Transcribe the whole listing without a single picture.

* [Data block]:
- - - - -
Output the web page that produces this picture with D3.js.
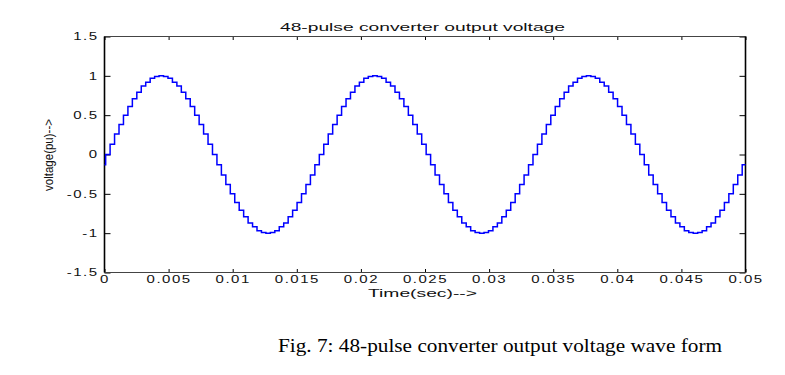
<!DOCTYPE html>
<html>
<head>
<meta charset="utf-8">
<script src="https://cdn.jsdelivr.net/npm/d3@7"></script>
<style>
  body { margin: 0; background: #fff; }
  svg { display: block; }
  .axis path { display: none; }
  .axis line { stroke: #000; }
  .axis text { font-family: "Liberation Sans", Arial, sans-serif; font-size: 10px; fill: #111; letter-spacing: 1px; }
</style>
</head>
<body>
<div id="container"></div>
<script>
// step levels of the 48-pulse staircase (pu), left to right
const voltage = [
  -0.13,
  0, 0.13, 0.26, 0.38, 0.5, 0.61, 0.71, 0.79, 0.87, 0.92, 0.97, 0.99,
  1, 0.99, 0.97, 0.92, 0.87, 0.79, 0.71, 0.61, 0.5, 0.38, 0.26, 0.13,
  0, -0.13, -0.26, -0.38, -0.5, -0.61, -0.71, -0.79, -0.87, -0.92, -0.97, -0.99,
  -1, -0.99, -0.97, -0.92, -0.87, -0.79, -0.71, -0.61, -0.5, -0.38, -0.26, -0.13,
  0, 0.13, 0.26, 0.38, 0.5, 0.61, 0.71, 0.79, 0.87, 0.92, 0.97, 0.99,
  1, 0.99, 0.97, 0.92, 0.87, 0.79, 0.71, 0.61, 0.5, 0.38, 0.26, 0.13,
  0, -0.13, -0.26, -0.38, -0.5, -0.61, -0.71, -0.79, -0.87, -0.92, -0.97, -0.99,
  -1, -0.99, -0.97, -0.92, -0.87, -0.79, -0.71, -0.61, -0.5, -0.38, -0.26, -0.13,
  0, 0.13, 0.26, 0.38, 0.5, 0.61, 0.71, 0.79, 0.87, 0.92, 0.97, 0.99,
  1, 0.99, 0.97, 0.92, 0.87, 0.79, 0.71, 0.61, 0.5, 0.38, 0.26, 0.13,
  0, -0.13, -0.26, -0.38, -0.5, -0.61, -0.71, -0.79, -0.87, -0.92, -0.97, -0.99,
  -1, -0.99, -0.97, -0.92, -0.87, -0.79, -0.71, -0.61, -0.5, -0.38, -0.26, -0.13
]
// sampling of the staircase (sec): first switching instant and step width
const firstSwitch = 0.00009
const stepWidth = 0.05 / 144
const timeEnd = 0.05

const xTicks = [0, 0.005, 0.01, 0.015, 0.02, 0.025, 0.03, 0.035, 0.04, 0.045, 0.05]
const xTickLabels = ["0", "0.005", "0.01", "0.015", "0.02", "0.025", "0.03", "0.035", "0.04", "0.045", "0.05"]
const yTicks = [-1.5, -1, -0.5, 0, 0.5, 1, 1.5]
const yTickLabels = ["-1.5", "-1", "-0.5", "0", "0.5", "1", "1.5"]

const title = "48-pulse converter output voltage"
const xLabel = "Time(sec)-->"
const yLabel = "voltage(pu)-->"
const caption = "Fig. 7: 48-pulse converter output voltage wave form"

/* BUILD STEP POINTS */
const data = voltage.map((v, i) => ({
    t: i === 0 ? 0 : firstSwitch + (i - 1) * stepWidth,
    v: v
}))
data.push({ t: timeEnd, v: voltage[voltage.length - 1] })

const W = 785, H = 375
const plot = { left: 104.5, right: 745.5, top: 36.5, bottom: 272.5 }

const svg = d3.select("#container")
    .append("svg")
    .attr("width", W)
    .attr("height", H)

const x = d3.scaleLinear().domain([0, timeEnd]).range([plot.left, plot.right])
const y = d3.scaleLinear().domain([-1.5, 1.5]).range([plot.bottom, plot.top])

/* AXES */
const sx = 1.5
svg.append("g")
    .attr("class", "axis")
    .attr("transform", `translate(0, ${plot.bottom})`)
    .call(d3.axisBottom(x)
        .tickValues(xTicks)
        .tickFormat((d, i) => xTickLabels[i])
        .tickSizeInner(-3.5)
        .tickSizeOuter(0)
        .tickPadding(3.5))
    .selectAll("text")
    .attr("transform", `scale(${sx},1)`)

svg.append("g")
    .attr("class", "axis")
    .attr("transform", `translate(0, ${plot.top})`)
    .call(d3.axisTop(x).tickValues(xTicks).tickFormat("").tickSizeInner(-3.5).tickSizeOuter(0))

svg.append("g")
    .attr("class", "axis")
    .attr("transform", `translate(${plot.left}, 0)`)
    .call(d3.axisLeft(y)
        .tickValues(yTicks)
        .tickFormat((d, i) => yTickLabels[i])
        .tickSizeInner(-6)
        .tickSizeOuter(0)
        .tickPadding(4))
    .selectAll("text")
    .attr("transform", `scale(${sx},1)`)

svg.append("g")
    .attr("class", "axis")
    .attr("transform", `translate(${plot.right}, 0)`)
    .call(d3.axisRight(y).tickValues(yTicks).tickFormat("").tickSizeInner(-6).tickSizeOuter(0))

/* BOX */
svg.append("line")
    .attr("x1", plot.left).attr("x2", plot.right)
    .attr("y1", plot.top).attr("y2", plot.top)
    .attr("stroke", "#444").attr("stroke-width", 1)
svg.append("line")
    .attr("x1", plot.left).attr("x2", plot.right)
    .attr("y1", plot.bottom).attr("y2", plot.bottom)
    .attr("stroke", "#444").attr("stroke-width", 1)
svg.append("line")
    .attr("x1", plot.left).attr("x2", plot.left)
    .attr("y1", plot.top).attr("y2", plot.bottom)
    .attr("stroke", "#000").attr("stroke-width", 1.6)
svg.append("line")
    .attr("x1", plot.right).attr("x2", plot.right)
    .attr("y1", plot.top).attr("y2", plot.bottom)
    .attr("stroke", "#000").attr("stroke-width", 1.6)

/* STAIRCASE */
svg.append("path")
    .datum(data)
    .attr("fill", "none")
    .attr("stroke", "#0000ff")
    .attr("stroke-width", 1.5)
    .attr("d", d3.line()
        .x(d => x(d.t))
        .y(d => y(d.v))
        .curve(d3.curveStepAfter))

/* TEXTS */
svg.append("text")
    .attr("x", 422.5 - 142.5)
    .attr("y", 31)
    .attr("textLength", 285)
    .attr("lengthAdjust", "spacingAndGlyphs")
    .style("font-family", "'Liberation Sans', Arial, sans-serif")
    .style("font-size", "11px")
    .style("fill", "#111")
    .text(title)

svg.append("text")
    .attr("x", 422.5 - 54.5)
    .attr("y", 297)
    .attr("textLength", 109)
    .attr("lengthAdjust", "spacingAndGlyphs")
    .style("font-family", "'Liberation Sans', Arial, sans-serif")
    .style("font-size", "11px")
    .style("fill", "#111")
    .text(xLabel)

svg.append("text")
    .attr("transform", "translate(53, 155) rotate(-90)")
    .attr("x", -36)
    .attr("y", 0)
    .attr("textLength", 72)
    .attr("lengthAdjust", "spacingAndGlyphs")
    .style("font-family", "'Liberation Sans', Arial, sans-serif")
    .style("font-size", "13px")
    .style("fill", "#111")
    .text(yLabel)

svg.append("text")
    .attr("x", 278)
    .attr("y", 352)
    .attr("textLength", 444)
    .attr("lengthAdjust", "spacingAndGlyphs")
    .style("font-family", "'Liberation Serif', 'Times New Roman', serif")
    .style("font-size", "19px")
    .text(caption)
</script>
</body>
</html>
- - - - -
* [Output for this exercise]:
Output the web page that produces this picture with D3.js.
<!DOCTYPE html>
<html>
<head>
<meta charset="utf-8">
<script src="https://cdn.jsdelivr.net/npm/d3@7"></script>
<style>
  body { margin: 0; background: #fff; }
  svg { display: block; }
  .axis path { display: none; }
  .axis line { stroke: #000; }
  .axis text { font-family: "Liberation Sans", Arial, sans-serif; font-size: 10px; fill: #111; letter-spacing: 1px; }
</style>
</head>
<body>
<div id="container"></div>
<script>
// step levels of the 48-pulse staircase (pu), left to right
const voltage = [
  -0.13,
  0, 0.13, 0.26, 0.38, 0.5, 0.61, 0.71, 0.79, 0.87, 0.92, 0.97, 0.99,
  1, 0.99, 0.97, 0.92, 0.87, 0.79, 0.71, 0.61, 0.5, 0.38, 0.26, 0.13,
  0, -0.13, -0.26, -0.38, -0.5, -0.61, -0.71, -0.79, -0.87, -0.92, -0.97, -0.99,
  -1, -0.99, -0.97, -0.92, -0.87, -0.79, -0.71, -0.61, -0.5, -0.38, -0.26, -0.13,
  0, 0.13, 0.26, 0.38, 0.5, 0.61, 0.71, 0.79, 0.87, 0.92, 0.97, 0.99,
  1, 0.99, 0.97, 0.92, 0.87, 0.79, 0.71, 0.61, 0.5, 0.38, 0.26, 0.13,
  0, -0.13, -0.26, -0.38, -0.5, -0.61, -0.71, -0.79, -0.87, -0.92, -0.97, -0.99,
  -1, -0.99, -0.97, -0.92, -0.87, -0.79, -0.71, -0.61, -0.5, -0.38, -0.26, -0.13,
  0, 0.13, 0.26, 0.38, 0.5, 0.61, 0.71, 0.79, 0.87, 0.92, 0.97, 0.99,
  1, 0.99, 0.97, 0.92, 0.87, 0.79, 0.71, 0.61, 0.5, 0.38, 0.26, 0.13,
  0, -0.13, -0.26, -0.38, -0.5, -0.61, -0.71, -0.79, -0.87, -0.92, -0.97, -0.99,
  -1, -0.99, -0.97, -0.92, -0.87, -0.79, -0.71, -0.61, -0.5, -0.38, -0.26, -0.13
]
// sampling of the staircase (sec): first switching instant and step width
const firstSwitch = 0.00009
const stepWidth = 0.05 / 144
const timeEnd = 0.05

const xTicks = [0, 0.005, 0.01, 0.015, 0.02, 0.025, 0.03, 0.035, 0.04, 0.045, 0.05]
const xTickLabels = ["0", "0.005", "0.01", "0.015", "0.02", "0.025", "0.03", "0.035", "0.04", "0.045", "0.05"]
const yTicks = [-1.5, -1, -0.5, 0, 0.5, 1, 1.5]
const yTickLabels = ["-1.5", "-1", "-0.5", "0", "0.5", "1", "1.5"]

const title = "48-pulse converter output voltage"
const xLabel = "Time(sec)-->"
const yLabel = "voltage(pu)-->"
const caption = "Fig. 7: 48-pulse converter output voltage wave form"

/* BUILD STEP POINTS */
const data = voltage.map((v, i) => ({
    t: i === 0 ? 0 : firstSwitch + (i - 1) * stepWidth,
    v: v
}))
data.push({ t: timeEnd, v: voltage[voltage.length - 1] })

const W = 785, H = 375
const plot = { left: 104.5, right: 745.5, top: 36.5, bottom: 272.5 }

const svg = d3.select("#container")
    .append("svg")
    .attr("width", W)
    .attr("height", H)

const x = d3.scaleLinear().domain([0, timeEnd]).range([plot.left, plot.right])
const y = d3.scaleLinear().domain([-1.5, 1.5]).range([plot.bottom, plot.top])

/* AXES */
const sx = 1.5
svg.append("g")
    .attr("class", "axis")
    .attr("transform", `translate(0, ${plot.bottom})`)
    .call(d3.axisBottom(x)
        .tickValues(xTicks)
        .tickFormat((d, i) => xTickLabels[i])
        .tickSizeInner(-3.5)
        .tickSizeOuter(0)
        .tickPadding(3.5))
    .selectAll("text")
    .attr("transform", `scale(${sx},1)`)

svg.append("g")
    .attr("class", "axis")
    .attr("transform", `translate(0, ${plot.top})`)
    .call(d3.axisTop(x).tickValues(xTicks).tickFormat("").tickSizeInner(-3.5).tickSizeOuter(0))

svg.append("g")
    .attr("class", "axis")
    .attr("transform", `translate(${plot.left}, 0)`)
    .call(d3.axisLeft(y)
        .tickValues(yTicks)
        .tickFormat((d, i) => yTickLabels[i])
        .tickSizeInner(-6)
        .tickSizeOuter(0)
        .tickPadding(4))
    .selectAll("text")
    .attr("transform", `scale(${sx},1)`)

svg.append("g")
    .attr("class", "axis")
    .attr("transform", `translate(${plot.right}, 0)`)
    .call(d3.axisRight(y).tickValues(yTicks).tickFormat("").tickSizeInner(-6).tickSizeOuter(0))

/* BOX */
svg.append("line")
    .attr("x1", plot.left).attr("x2", plot.right)
    .attr("y1", plot.top).attr("y2", plot.top)
    .attr("stroke", "#444").attr("stroke-width", 1)
svg.append("line")
    .attr("x1", plot.left).attr("x2", plot.right)
    .attr("y1", plot.bottom).attr("y2", plot.bottom)
    .attr("stroke", "#444").attr("stroke-width", 1)
svg.append("line")
    .attr("x1", plot.left).attr("x2", plot.left)
    .attr("y1", plot.top).attr("y2", plot.bottom)
    .attr("stroke", "#000").attr("stroke-width", 1.6)
svg.append("line")
    .attr("x1", plot.right).attr("x2", plot.right)
    .attr("y1", plot.top).attr("y2", plot.bottom)
    .attr("stroke", "#000").attr("stroke-width", 1.6)

/* STAIRCASE */
svg.append("path")
    .datum(data)
    .attr("fill", "none")
    .attr("stroke", "#0000ff")
    .attr("stroke-width", 1.5)
    .attr("d", d3.line()
        .x(d => x(d.t))
        .y(d => y(d.v))
        .curve(d3.curveStepAfter))

/* TEXTS */
svg.append("text")
    .attr("x", 422.5 - 142.5)
    .attr("y", 31)
    .attr("textLength", 285)
    .attr("lengthAdjust", "spacingAndGlyphs")
    .style("font-family", "'Liberation Sans', Arial, sans-serif")
    .style("font-size", "11px")
    .style("fill", "#111")
    .text(title)

svg.append("text")
    .attr("x", 422.5 - 54.5)
    .attr("y", 297)
    .attr("textLength", 109)
    .attr("lengthAdjust", "spacingAndGlyphs")
    .style("font-family", "'Liberation Sans', Arial, sans-serif")
    .style("font-size", "11px")
    .style("fill", "#111")
    .text(xLabel)

svg.append("text")
    .attr("transform", "translate(53, 155) rotate(-90)")
    .attr("x", -36)
    .attr("y", 0)
    .attr("textLength", 72)
    .attr("lengthAdjust", "spacingAndGlyphs")
    .style("font-family", "'Liberation Sans', Arial, sans-serif")
    .style("font-size", "13px")
    .style("fill", "#111")
    .text(yLabel)

svg.append("text")
    .attr("x", 278)
    .attr("y", 352)
    .attr("textLength", 444)
    .attr("lengthAdjust", "spacingAndGlyphs")
    .style("font-family", "'Liberation Serif', 'Times New Roman', serif")
    .style("font-size", "19px")
    .text(caption)
</script>
</body>
</html>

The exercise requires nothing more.